Diarrhoea

Normal stool frequency ranges from three times per week to three times per day. Diarrhoea may be defined as an excess of stool being passed, usually accompanied by an increased frequency and liquidity of the stool.

Diarrhoea may be accompanied by abdominal and rectal pain, urgency to go, and incontinence. If the diarrhoea is caused by food poisoning, there may be concomitant vomiting.

The diarrhoeal stool is more liquid than usual, may contain more fats when caused by malabsorption (steatorrhoea) and may contain pus or blood in cases of bowel inflammation.

Diarrhoea is usually acute or of short duration, although it can be chronic or long lasting.

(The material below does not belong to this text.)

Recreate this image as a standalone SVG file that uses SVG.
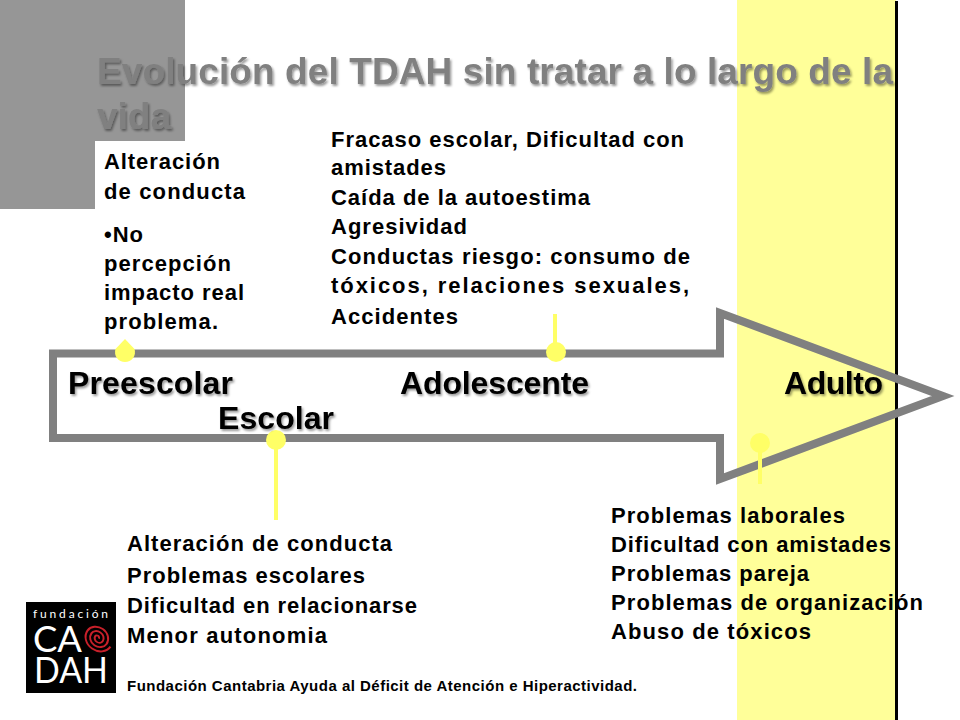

Acute onset of diarrhoea is usually due to infection, and one would look at ingestion of suspicious foods; foreign travel; or contact with a person with similar symptoms.

Diet:

It is worth considering the link between input and output – has the diet changed recently?
· Has there been increased intake of dairy produce?
· High fibre cereals?
· Stimulants such as coffee?
· Increase in alcohol consumption?

Medications:

Diarrhoea commonly occurs with certain drugs:
· Metformin
· Colchicine
· Digoxin
· Purgatives
Broad spectrum antibiotics such as the cephalosporins, penicillins and macrolides like erythromycin commonly cause diarrhoea as a result of alteration of the gut flora.